What is required — From the entries below, gather each line containing the word "draw".

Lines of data
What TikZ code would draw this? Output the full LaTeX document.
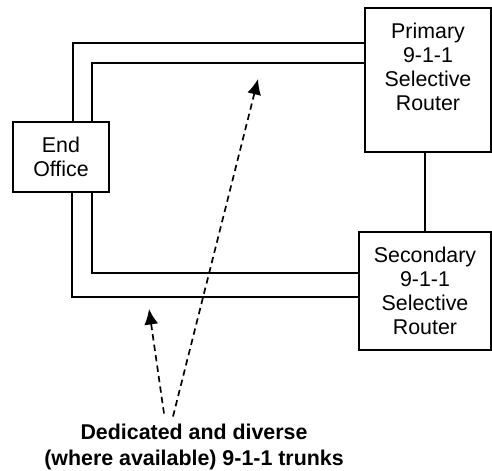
\documentclass[tikz,border=0pt]{standalone}
\usepackage{fontspec}
\setmainfont{Liberation Sans}
\usetikzlibrary{arrows.meta, positioning}

\begin{document}
\begin{tikzpicture}[
        x = 0.025cm, y = -0.025cm,
        line width = 1.3pt,
        >= {Latex[length = 11pt, width = 10pt]},
        font = \fontsize{15.2}{17}\selectfont,
        office/.style = {draw, line width = 1.3pt, align = center, inner sep = 0pt},
        trunk/.style = {line width = 1.3pt},
        pointer/.style = {->, line width = 1.2pt, dash pattern = on 4.5pt off 3pt}
    ]

        \useasboundingbox (0,0) rectangle (492,470);

        \node[office, minimum width = 2.4cm, minimum height = 1.75cm] (eo) at (61,157) {End\\Office};
        \node[office, minimum width = 3.15cm, minimum height = 3.6cm] (pri) at (428,80) {};
        \node[align = center, anchor = north] (pri_txt) at ([yshift = -0.27cm] pri.north) {Primary\\9-1-1\\Selective\\Router};
        \node[office, minimum width = 3.3cm, minimum height = 2.95cm] (sec) at (425,291)
            {Secondary\\9-1-1\\Selective\\Router};

        \node[align = center, font = \fontsize{15.2}{18.4}\selectfont\bfseries] (lbl) at (194,447)
            {Dedicated and diverse\\(where available) 9-1-1 trunks};

        % trunks
        \draw[trunk] (eo.north -| 73,0) |- (pri.west |- 0,43);
        \draw[trunk] (eo.north -| 92,0) |- (pri.west |- 0,63);
        \draw[trunk] (eo.south -| 72,0) |- (sec.west |- 0,297);
        \draw[trunk] (eo.south -| 92,0) |- (sec.west |- 0,273);
        \draw[trunk] (pri.south -| 425,0) -- (sec.north -| 425,0);

        \coordinate (tip_a) at (258,79);
        \coordinate (tip_b) at (149,309);
        \draw[pointer] (lbl.north -| 173,0) ++(0,-2) -- (tip_a);
        \draw[pointer] (lbl.north -| 164,0) ++(0,-5) -- (tip_b);

\end{tikzpicture}
\end{document}
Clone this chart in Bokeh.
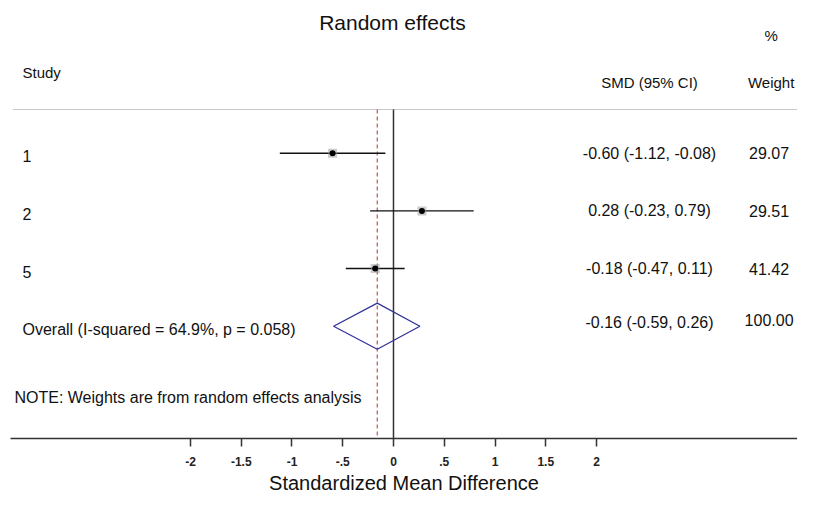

In response —
What TikZ code would draw this? Output the full LaTeX document.
        office/.style = {draw, line width = 1.3pt, align = center, inner sep = 0pt},
        \draw[trunk] (eo.north -| 73,0) |- (pri.west |- 0,43);
        \draw[trunk] (eo.north -| 92,0) |- (pri.west |- 0,63);
        \draw[trunk] (eo.south -| 72,0) |- (sec.west |- 0,297);
        \draw[trunk] (eo.south -| 92,0) |- (sec.west |- 0,273);
        \draw[trunk] (pri.south -| 425,0) -- (sec.north -| 425,0);
        \draw[pointer] (lbl.north -| 173,0) ++(0,-2) -- (tip_a);
        \draw[pointer] (lbl.north -| 164,0) ++(0,-5) -- (tip_b);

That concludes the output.